A sobering report released last year warned beleaguered drivers using already crowded roads that they face drastic increases in congestion unless billions of dollars in additional funding is committed to repairing and improving highways and bridges.

Unfortunately, the picture may be even bleaker than the one painted by that thinktank report. That’s because that while transportation needs are growing, the state’s the Dedicated Highway and Bridge Trust Fund—is going broke. In fact, by next year, there won’t be enough money in it to pay for routine maintenance, such as repaving roads, let alone for projects that will be required to meet future needs and prevent more crippling congestion.

It’s a nightmare scenario that the new governor, Eliot Spitzer, and the state Legislature will have to confront this year.

Many New Yorkers may rightly wonder how we got to this sorry state of affairs. After all, NewYork drivers pay some of the highest taxes, fees and tolls in the country, and they seem to grow year by year. Some may even recall that not too long ago, voters were asked to approve a multibilliondollar Transportation Bond Act to finance highway and transit improvements.

The truth is that the bond act was a stopgap measure and, even when factoring in its proceeds, it was not enough to fully finance the state’s transportation needs. In fact, it fell hundreds of millions of dollars short. And because of decisions made by the state’s two previous governors, the substantial motor vehicle related taxes and fees paid by New Yorkers are now devoted to paying off growing state debts.

The current predicament dates back to the early 1990s, when the “trust fund” became untrustworthy and the fund was raided to plug general budget shortfalls. Further, “pay as you go” became “borrow all you can” when the state decided to fund its highway upkeep through the issuance of non-voter-approved Thruway Authority bonds, a practice derided by fiscal watchdogs as “back-door borrowing.” As a result of the reliance on borrowing, debt service is now consuming the lion’s share of fees and taxes paid by drivers.

But that’s not all. Even in good financial times, the fund was used and abused by state officials in budget shell games.In 2001, the state began using it to offset routine operational expenses, such as Department of Motor Vehicle stationary costs and snow and ice removal expenses on state roads.

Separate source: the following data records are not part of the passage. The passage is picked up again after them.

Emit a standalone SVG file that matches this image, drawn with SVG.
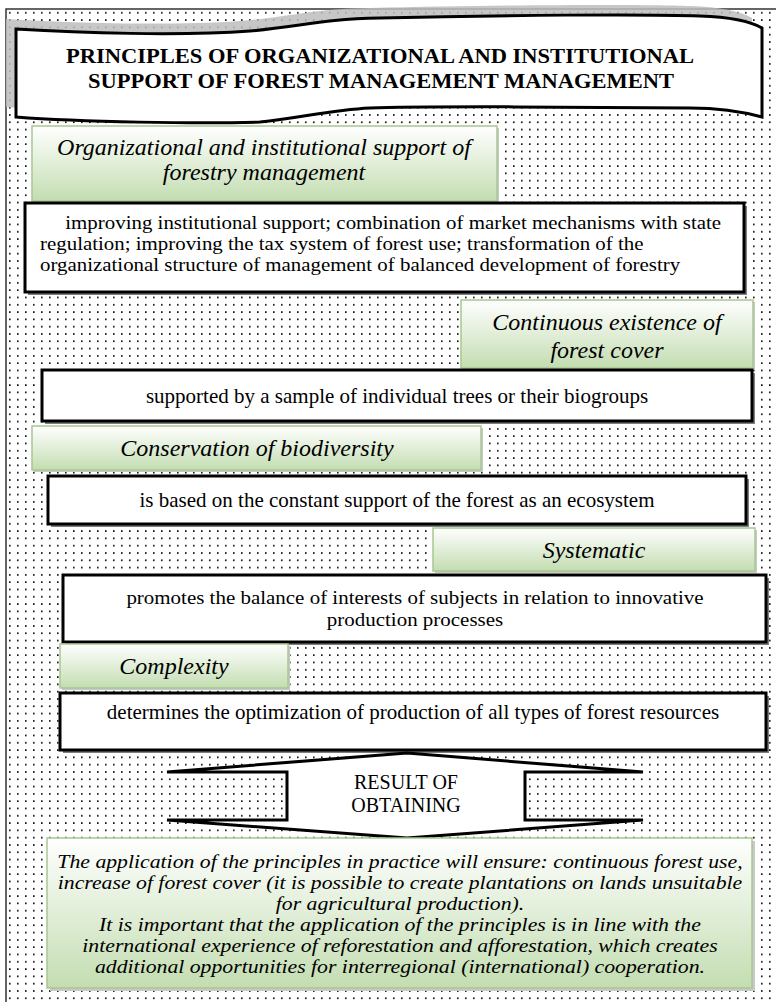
<svg xmlns="http://www.w3.org/2000/svg" width="776" height="1002" viewBox="0 0 776 1002">
<defs>
<pattern id="dots" patternUnits="userSpaceOnUse" width="8" height="7.3" x="7" y="10">
<rect x="2" y="2" width="1.6" height="1.6" fill="#000"/>
</pattern>
<linearGradient id="gr" x1="0" y1="0" x2="0" y2="1">
<stop offset="0" stop-color="#ffffff"/>
<stop offset="1" stop-color="#c3ddb1"/>
</linearGradient>
<path id="banner" d="M16,29 C80,33 180,36 250,31 C300,27 320,19 380,18 C500,15 650,14 700,16 C730,17 750,21 762,28 L762,117 C740,111 720,108 690,108 C600,107 420,106 370,108 C330,110 300,118 260,122 C200,124 80,122 16,117 Z"/>
</defs>
<style>
text{font-family:"Liberation Serif","Times New Roman","DejaVu Serif",serif;fill:#000}
.frame{fill:none;stroke:#333;stroke-width:1.5}
.gbox{fill:url(#gr);stroke:#a8c88e;stroke-width:1.5}
.gsh{fill:#c8c8c8}
.bbox{fill:#fff;stroke:#000;stroke-width:3}
.bsh{fill:#7f7f7f}
.title{font-weight:bold;font-size:21px;text-anchor:middle}
.it{font-style:italic;font-size:24px;text-anchor:middle}
.tx{font-size:19px}
.txc{font-size:21px;text-anchor:middle}
.tx2{font-size:19.5px;text-anchor:middle}
.res{font-style:italic;font-size:19.5px;text-anchor:middle}
</style>
<rect x="6" y="9" width="770" height="993" fill="#fff"/>
<rect x="6" y="9" width="770" height="993" fill="url(#dots)"/>
<path class="frame" d="M6,1002 L6,9 L776,9"/>

<g id="title">
<use href="#banner" transform="translate(-10,-10)" fill="#bdbdbd" opacity="0.85"/>
<use href="#banner" fill="#fff" stroke="#000" stroke-width="3"/>
<text class="title" x="380" y="63" textLength="628" lengthAdjust="spacingAndGlyphs">PRINCIPLES OF ORGANIZATIONAL AND INSTITUTIONAL</text>
<text class="title" x="381" y="88" textLength="586" lengthAdjust="spacingAndGlyphs">SUPPORT OF FOREST MANAGEMENT MANAGEMENT</text>
</g>

<g id="p1">
<rect class="gsh" x="34" y="128" width="465" height="75"/>
<rect class="gbox" x="32" y="126" width="465" height="75"/>
<text class="it" x="264" y="155">Organizational and institutional support of</text>
<text class="it" x="264" y="180">forestry management</text>
</g>
<g id="d1">
<rect class="bsh" x="28" y="206" width="719" height="89"/>
<rect class="bbox" x="25" y="203" width="719" height="89"/>
<g transform="translate(40,0) scale(1.1,1) translate(-40,0)">
<text class="tx" x="63" y="229">improving institutional support; combination of market mechanisms with state</text>
<text class="tx" x="40" y="250">regulation; improving the tax system of forest use; transformation of the</text>
<text class="tx" x="40" y="271">organizational structure of management of balanced development of forestry</text>
</g>
</g>

<g id="p2">
<rect class="gsh" x="463" y="302" width="292" height="68"/>
<rect class="gbox" x="461" y="300" width="292" height="68"/>
<text class="it" x="607" y="330">Continuous existence of</text>
<text class="it" x="607" y="358">forest cover</text>
</g>
<g id="d2">
<rect class="bsh" x="45" y="373" width="710" height="51"/>
<rect class="bbox" x="42" y="370" width="710" height="51"/>
<text class="txc" x="397" y="403">supported by a sample of individual trees or their biogroups</text>
</g>

<g id="p3">
<rect class="gsh" x="34" y="428" width="449" height="44"/>
<rect class="gbox" x="32" y="426" width="449" height="44"/>
<text class="it" x="257" y="456">Conservation of biodiversity</text>
</g>
<g id="d3">
<rect class="bsh" x="51" y="479" width="698" height="48"/>
<rect class="bbox" x="48" y="476" width="698" height="48"/>
<text class="txc" x="397" y="507">is based on the constant support of the forest as an ecosystem</text>
</g>

<g id="p4">
<rect class="gsh" x="435" y="530" width="322" height="43"/>
<rect class="gbox" x="433" y="528" width="322" height="43"/>
<text class="it" x="594" y="558">Systematic</text>
</g>
<g id="d4">
<rect class="bsh" x="66" y="578" width="703" height="67"/>
<rect class="bbox" x="63" y="575" width="703" height="67"/>
<g transform="translate(415,0) scale(1.075,1) translate(-415,0)">
<text class="tx2" x="415" y="604">promotes the balance of interests of subjects in relation to innovative</text>
<text class="tx2" x="415" y="626">production processes</text>
</g>
</g>

<g id="p5">
<rect class="gsh" x="62" y="646" width="228" height="44"/>
<rect class="gbox" x="60" y="644" width="228" height="44"/>
<text class="it" x="174" y="674">Complexity</text>
</g>
<g id="d5">
<rect class="bsh" x="63" y="696" width="706" height="57"/>
<rect class="bbox" x="60" y="693" width="706" height="57"/>
<text class="txc" x="413" y="719">determines the optimization of production of all types of forest resources</text>
</g>

<g id="arrow">
<path d="M167,772 L407,753 L643,772 L525,772 L525,820 L643,820 L407,838 L167,820 L287,820 L287,772 Z" fill="#fff" stroke="#000" stroke-width="3" stroke-linejoin="miter"/>
<text class="txc" x="406" y="789" style="font-size:20px">RESULT OF</text>
<text class="txc" x="406" y="812" style="font-size:20px">OBTAINING</text>
</g>

<g id="result">
<rect class="gsh" x="50" y="841" width="705" height="150"/>
<rect class="gbox" x="47" y="838" width="705" height="150"/>
<g transform="translate(400,0) scale(1.115,1) translate(-400,0)">
<text class="res" x="400" y="868">The application of the principles in practice will ensure: continuous forest use,</text>
<text class="res" x="400" y="889">increase of forest cover (it is possible to create plantations on lands unsuitable</text>
<text class="res" x="400" y="910">for agricultural production).</text>
<text class="res" x="400" y="931">It is important that the application of the principles is in line with the</text>
<text class="res" x="400" y="952">international experience of reforestation and afforestation, which creates</text>
<text class="res" x="400" y="973">additional opportunities for interregional (international) cooperation.</text>
</g>
</g>
</svg>
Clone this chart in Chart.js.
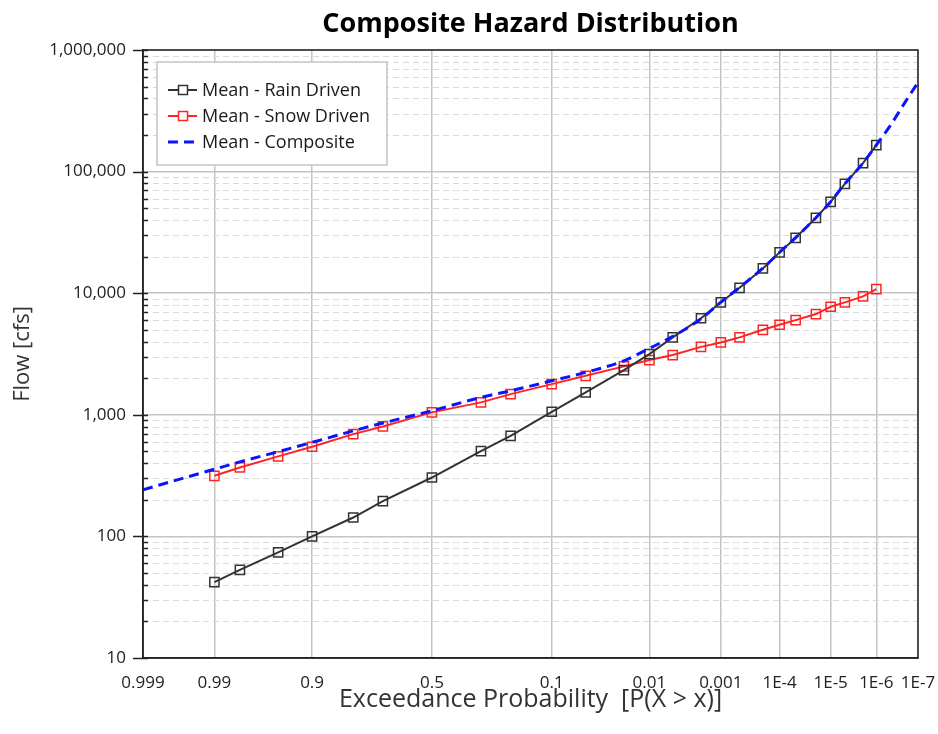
<!DOCTYPE html>
<html>
<head>
<meta charset="utf-8">
<script src="https://cdn.jsdelivr.net/npm/chart.js@4.4.1/dist/chart.umd.min.js"></script>
<style>
  body { margin: 0; background: #fff; }
  #wrap { width: 938px; height: 734px; }
</style>
</head>
<body>
<div id="wrap"><canvas id="hazard" width="938" height="734"></canvas></div>
<script>
// exceedance probabilities of the computed points
const probs = [0.99, 0.98, 0.95, 0.9, 0.8, 0.7, 0.5, 0.3, 0.2, 0.1, 0.05, 0.02, 0.01,
  0.005, 0.002, 0.001, 5e-4, 2e-4, 1e-4, 5e-5, 2e-5, 1e-5, 5e-6, 2e-6, 1e-6];
const rainFlow = [42, 53, 74, 100, 143, 195, 305, 502, 671, 1059, 1528, 2333, 3158,
  4334, 6220, 8400, 11070, 15990, 21660, 28560, 41700, 56440, 79400, 117500, 165300];
const snowFlow = [315, 369, 455, 546, 694, 802, 1047, 1265, 1480, 1787, 2093, 2502, 2818,
  3098, 3620, 3937, 4333, 5002, 5500, 6010, 6735, 7734, 8400, 9415, 10810];
const compProbs = [0.999, 0.99, 0.98, 0.95, 0.9, 0.8, 0.7, 0.5, 0.3, 0.2, 0.1, 0.05, 0.02, 0.01,
  0.005, 0.002, 0.001, 5e-4, 2e-4, 1e-4, 5e-5, 2e-5, 1e-5, 5e-6, 2e-6, 1e-6, 5e-7, 2e-7, 1e-7];
const compFlow = [242, 357, 410, 497, 593, 738, 855, 1080, 1390, 1575, 1903, 2234, 2781, 3516,
  4414, 6150, 8450, 11150, 16050, 21700, 28600, 41750, 56500, 79500, 117600, 165500, 232000, 380000, 541000];

const xTickProbs = [0.999, 0.99, 0.9, 0.5, 0.1, 0.01, 0.001, 1e-4, 1e-5, 1e-6, 1e-7];
const xTickLabels = ['0.999', '0.99', '0.9', '0.5', '0.1', '0.01', '0.001', '1E-4', '1E-5', '1E-6', '1E-7'];
const yDecades = [10, 100, 1000, 10000, 100000, 1000000];

/* =============================== */
/* normal probability axis */
/* =============================== */
function invNorm(q) {
  const a = [-3.969683028665376e+01, 2.209460984245205e+02, -2.759285104469687e+02, 1.383577518672690e+02, -3.066479806614716e+01, 2.506628277459239e+00];
  const b = [-5.447609879822406e+01, 1.615858368580409e+02, -1.556989798598866e+02, 6.680131188771972e+01, -1.328068155288572e+01];
  const c = [-7.784894002430293e-03, -3.223964580411365e-01, -2.400758277161838e+00, -2.549732539343734e+00, 4.374664141464968e+00, 2.938163982698783e+00];
  const d = [7.784695709041462e-03, 3.224671290700398e-01, 2.445134137142996e+00, 3.754408661907416e+00];
  const pl = 0.02425;
  let r;
  if (q < pl) {
    r = Math.sqrt(-2 * Math.log(q));
    return (((((c[0]*r+c[1])*r+c[2])*r+c[3])*r+c[4])*r+c[5]) / ((((d[0]*r+d[1])*r+d[2])*r+d[3])*r+1);
  }
  if (q > 1 - pl) {
    r = Math.sqrt(-2 * Math.log(1 - q));
    return -(((((c[0]*r+c[1])*r+c[2])*r+c[3])*r+c[4])*r+c[5]) / ((((d[0]*r+d[1])*r+d[2])*r+d[3])*r+1);
  }
  r = q - 0.5;
  const s = r * r;
  return (((((a[0]*s+a[1])*s+a[2])*s+a[3])*s+a[4])*s+a[5])*r / (((((b[0]*s+b[1])*s+b[2])*s+b[3])*s+b[4])*s+1);
}
// exceedance probability -> standard normal variate
const zOf = p => -invNorm(p);

const toPoints = (ps, vs) => ps.map((p, i) => ({ x: zOf(p), y: vs[i] }));

// y ticks: 1..9 per decade
const yTicks = [];
yDecades.forEach((d, i) => {
  if (i === yDecades.length - 1) { yTicks.push(d); return; }
  for (let k = 1; k <= 9; k++) yTicks.push(k * d);
});
const isMajor = v => yDecades.includes(v);

const FONT = "'Open Sans', 'Noto Sans', sans-serif";

/* =============================== */
/* frame, minor grid and legend */
/* =============================== */
const framePlugin = {
  id: 'framePlugin',
  beforeDatasetsDraw(chart) {
    const { ctx, chartArea: a } = chart;
    const y = chart.scales.y;
    ctx.save();
    ctx.strokeStyle = '#dadada';
    ctx.lineWidth = 1;
    ctx.setLineDash([6, 4]);
    y.ticks.forEach(t => {
      if (isMajor(t.value)) return;
      const py = Math.round(y.getPixelForValue(t.value)) + 0.5;
      ctx.beginPath();
      ctx.moveTo(a.left, py);
      ctx.lineTo(a.right, py);
      ctx.stroke();
    });
    ctx.restore();
  },
  afterDatasetsDraw(chart) {
    const { ctx, chartArea: a } = chart;
    const y = chart.scales.y;
    ctx.save();
    ctx.strokeStyle = '#222';
    ctx.lineWidth = 1.5;
    ctx.strokeRect(a.left, a.top, a.right - a.left, a.bottom - a.top);
    y.ticks.forEach(t => {
      const py = Math.round(y.getPixelForValue(t.value)) + 0.5;
      ctx.beginPath();
      ctx.moveTo(a.left - (isMajor(t.value) ? 10 : 1), py);
      ctx.lineTo(a.left + 5, py);
      ctx.stroke();
    });
    ctx.restore();
  },
  afterDraw(chart) {
    const { ctx, chartArea: a } = chart;
    const bx = a.left + 14, by = a.top + 12, bw = 230, bh = 103;
    ctx.save();
    ctx.fillStyle = '#fff';
    ctx.fillRect(bx, by, bw, bh);
    ctx.strokeStyle = '#c4c4c4';
    ctx.lineWidth = 1.5;
    ctx.strokeRect(bx, by, bw, bh);
    ctx.font = '18px ' + FONT;
    ctx.textBaseline = 'middle';
    chart.data.datasets.forEach((ds, i) => {
      const cy = by + 28 + i * 26;
      ctx.strokeStyle = ds.borderColor;
      ctx.lineWidth = ds.borderWidth;
      ctx.setLineDash(ds.borderDash || []);
      ctx.beginPath();
      ctx.moveTo(bx + 11, cy);
      ctx.lineTo(bx + 40, cy);
      ctx.stroke();
      ctx.setLineDash([]);
      if (ds.pointRadius > 0) {
        ctx.lineWidth = 1.5;
        ctx.fillStyle = '#fff';
        ctx.fillRect(bx + 21.5, cy - 4.5, 9, 9);
        ctx.strokeRect(bx + 21.5, cy - 4.5, 9, 9);
      }
      ctx.fillStyle = '#1a1a1a';
      ctx.fillText(ds.label, bx + 45, cy + 1);
    });
    ctx.restore();
  }
};

new Chart(document.getElementById('hazard'), {
  type: 'line',
  data: {
    datasets: [{
      label: 'Mean - Rain Driven',
      data: toPoints(probs, rainFlow),
      borderColor: '#333',
      borderWidth: 2,
      pointStyle: 'rect',
      pointRadius: 6.5,
      pointBorderWidth: 1.5,
      pointBackgroundColor: 'rgba(255,255,255,0)',
      pointBorderColor: '#333',
      tension: 0,
      order: 2
    }, {
      label: 'Mean - Snow Driven',
      data: toPoints(probs, snowFlow),
      borderColor: '#ff2424',
      borderWidth: 2,
      pointStyle: 'rect',
      pointRadius: 6.5,
      pointBorderWidth: 1.5,
      pointBackgroundColor: 'rgba(255,255,255,0)',
      pointBorderColor: '#ff2424',
      tension: 0,
      order: 3
    }, {
      label: 'Mean - Composite',
      data: toPoints(compProbs, compFlow),
      borderColor: '#0a14ff',
      borderWidth: 3,
      borderDash: [10, 6],
      pointRadius: 0,
      cubicInterpolationMode: 'monotone',
      order: 1
    }]
  },
  options: {
    responsive: false,
    animation: false,
    layout: { padding: { left: 0, right: 20, top: 0, bottom: 0 } },
    plugins: {
      legend: { display: false },
      tooltip: { enabled: false },
      title: {
        display: true,
        fullSize: false,
        text: 'Composite Hazard Distribution',
        color: '#000',
        font: { family: FONT, size: 27, weight: 'bold' },
        padding: { top: 8, bottom: 9.6 }
      }
    },
    scales: {
      x: {
        type: 'linear',
        min: zOf(0.999),
        max: zOf(1e-7),
        afterBuildTicks: s => { s.ticks = xTickProbs.map(p => ({ value: zOf(p) })); },
        afterFit: s => { s.height = 76; s.paddingLeft = 0; s.paddingRight = 0; },
        ticks: {
          autoSkip: false,
          maxRotation: 0,
          padding: 15,
          color: '#222',
          font: { family: FONT, size: 17 },
          callback: (v, i) => xTickLabels[i]
        },
        grid: { color: '#c4c4c4', lineWidth: 1.5, drawTicks: false },
        border: { color: '#222', width: 1.5 },
        title: {
          display: true,
          text: 'Exceedance Probability  [P(X > x)]',
          color: '#333',
          font: { family: FONT, size: 25 },
          padding: { top: 0, bottom: 19 }
        }
      },
      y: {
        type: 'logarithmic',
        min: 10,
        max: 1000000,
        afterBuildTicks: s => { s.ticks = yTicks.map(v => ({ value: v })); },
        afterFit: s => { s.width = 143; },
        ticks: {
          autoSkip: false,
          padding: 17,
          color: '#222',
          font: { family: FONT, size: 17 },
          callback: v => isMajor(v) ? v.toLocaleString('en-US') : ''
        },
        grid: {
          color: ctx => (ctx.tick && isMajor(ctx.tick.value)) ? '#c4c4c4' : 'rgba(0,0,0,0)',
          lineWidth: 1.5,
          drawTicks: false
        },
        border: { color: '#222', width: 1.5 },
        title: {
          display: true,
          text: 'Flow [cfs]',
          color: '#333',
          font: { family: FONT, size: 22 },
          padding: { top: 10, bottom: 0 }
        }
      }
    }
  },
  plugins: [framePlugin]
});
</script>
</body>
</html>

To their credit, state legislators began to wean the state off this “buy now, pay later approach when they shifted some operational expenses back to the state’s General Fund. However, some $200 million in trust fund resources still finance state operational expenses that should be paid for by the state’s general fund.

To save the trust fund from ruin, officials must first fully devote its resources to financing capital construction costs, not day-to-day state operational expenses. Moreover, because the state is now forced to use all of the gas tax and motor vehicle related fees paid by drivers to meet debt service obligations, the state will need to identify new revenue sources to keep the trust fund afloat. To fill the funding gap, elected officials should allocate the revenue the state collects from the state sales taxes on gasoline, roughly $300 million per year, to pay-as-you-go financing for road, bridge and transit projects.

Not long ago, New York's leading transportation experts warned that there would be severe consequences without bold leadership and steady new investments in transportation infrastructure. At stake is nothing less than the economic vitality of the state and the quality of life of its citizens.